And during the year, we filed 4 patents focused on high-voltage DC architecture and advanced delivery systems for AI data centers along with NVIDIA, Google, Meta and other hyperscalers and infrastructure companies, we're also contributing members of the open compute platforms, (OCP), helping shape the next-generation AI data center power architecture and infrastructure standards.
And finally, commercially, our ASIC pipeline includes approximately $100 million of qualified opportunities, and we were selected as the L1 bidder on the SCL semiconductor modernization initiative, one of India's flagship semiconductor programs supported by the government of India. In parallel, we continue to invest aggressively in internally developed next-generation high-voltage power semiconductor custom products.
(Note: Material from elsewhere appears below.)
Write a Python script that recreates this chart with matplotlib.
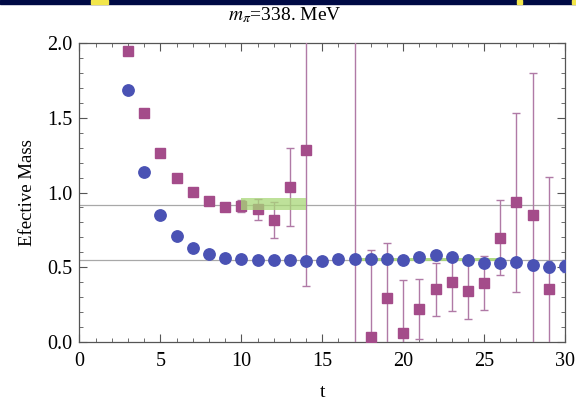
import numpy as np
import matplotlib.pyplot as plt
from matplotlib.patches import Rectangle
from matplotlib.ticker import MultipleLocator

plt.rcParams['font.family'] = ['Liberation Serif', 'DejaVu Serif']
plt.rcParams['mathtext.fontset'] = 'stix'

# pion effective mass (blue circles)
t_pion = np.arange(3, 31)
m_pion = [1.687, 1.139, 0.849, 0.708, 0.630, 0.590, 0.561, 0.552, 0.550, 0.548,
          0.548, 0.543, 0.543, 0.552, 0.556, 0.556, 0.556, 0.550, 0.570, 0.579,
          0.570, 0.546, 0.525, 0.525, 0.532, 0.514, 0.503, 0.507]
err_pion = [0.002, 0.002, 0.002, 0.003, 0.003, 0.003, 0.004, 0.004, 0.005, 0.005,
            0.006, 0.006, 0.007, 0.008, 0.009, 0.010, 0.011, 0.012, 0.014, 0.015,
            0.017, 0.019, 0.021, 0.024, 0.027, 0.030, 0.035, 0.040]

# second channel (purple squares)
t_sq = [3, 4, 5, 6, 7, 8, 9, 10, 11, 12, 13, 14, 17,
        18, 19, 20, 21, 22, 23, 24, 25, 26, 27, 28, 29]
m_sq = [1.95, 1.535, 1.263, 1.099, 1.001, 0.943, 0.905, 0.912, 0.889, 0.816, 1.035, 1.285, 2.5,
        0.034, 0.29, 0.056, 0.219, 0.351, 0.398, 0.34, 0.395, 0.697, 0.934, 0.849, 0.351]
err_sq = [0.005, 0.005, 0.008, 0.01, 0.012, 0.015, 0.02, 0.04, 0.07, 0.12, 0.26, 0.91, 3.0,
          0.58, 0.37, 0.36, 0.2, 0.18, 0.19, 0.19, 0.18, 0.25, 0.6, 0.95, 0.75]

# plateau fits: (t_start, t_end, value, half width)
fit_pion = (17, 26, 0.552, 0.008)
fit_sq = (10, 14, 0.922, 0.039)
line_pion = 0.548
line_sq = 0.916

fig = plt.figure(figsize=(5.76, 4.04), dpi=100)
ax = fig.add_axes([0.138, 0.154, 0.843, 0.739])

ax.axhline(line_sq, color='#a8a8a8', lw=0.9, zorder=1)
ax.axhline(line_pion, color='#a8a8a8', lw=0.9, zorder=1)

ax.add_patch(Rectangle((fit_pion[0], fit_pion[2] - fit_pion[3]), fit_pion[1] - fit_pion[0],
                       2 * fit_pion[3], color='#a8d878', alpha=0.9, lw=0, zorder=2))

ax.errorbar(t_pion, m_pion, yerr=err_pion, fmt='o', ms=8.2, color='#4a52b4',
            ecolor='#6a70c0', elinewidth=1, capsize=2.5, zorder=4)
ax.errorbar(t_sq, m_sq, yerr=err_sq, fmt='s', ms=7.5, color='#a44c8a',
            ecolor='#b07aa6', elinewidth=1, capsize=2.8, zorder=3)

ax.add_patch(Rectangle((fit_sq[0], fit_sq[2] - fit_sq[3]), fit_sq[1] - fit_sq[0],
                       2 * fit_sq[3], color='#a8d878', alpha=0.75, lw=0, zorder=5))

ax.set_xlim(0, 30)
ax.set_ylim(0, 2.0)
ax.xaxis.set_major_locator(MultipleLocator(5))
ax.xaxis.set_minor_locator(MultipleLocator(1))
ax.yaxis.set_major_locator(MultipleLocator(0.5))
ax.yaxis.set_minor_locator(MultipleLocator(0.1))
ax.yaxis.set_major_formatter(lambda v, pos: f'{v:.1f}')
ax.tick_params(which='both', direction='in', top=True, right=True,
               color='#555555', labelsize=14.5)
ax.tick_params(axis='x', pad=7)
ax.tick_params(axis='y', pad=5)
ax.tick_params(which='major', length=6, width=0.8)
ax.tick_params(which='minor', length=3, width=0.6)
for s in ax.spines.values():
    s.set_color('#555555')
    s.set_linewidth(0.9)

ax.set_xlabel('t', fontsize=14, labelpad=10)
ax.set_ylabel('Efective Mass', fontsize=13.5, labelpad=8)
fig.text(0.495, 0.963, r'$m_\pi$=338. MeV', ha='center', va='center', fontsize=14)

# navy strip along the top edge
fig.patches.append(Rectangle((0, 0.99), 1, 0.01, transform=fig.transFigure,
                             color='#000a45', zorder=0))
for x0, w in [(0.158, 0.03), (0.897, 0.01), (0.993, 0.007)]:
    fig.patches.append(Rectangle((x0, 0.99), w, 0.01, transform=fig.transFigure,
                                 color='#f2e64a', zorder=1))

fig.savefig('out.png', dpi=100)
As Krishna highlighted, FY26 was focused on building the foundation for long-term growth, strengthening our sales engine, execution capability, R&D investments, IP portfolio and strategic partnerships. In FY27, our focus shifts to execution at scale, successfully integrating with Kinetic accelerating our ASSP product road map and converting our growing ASIC and ASSP into sustained revenue growth.
So, in summary, these investments that we talked about are going to help us with expanding our power semiconductor road map, including GaN and intelligent power solutions, scaling our ASSP and ASIC product development and R&D, integration and growth initiatives following the Kinetic acquisition and increased investments in sales channels, building our ecosystem partnerships and global engagement with our customers.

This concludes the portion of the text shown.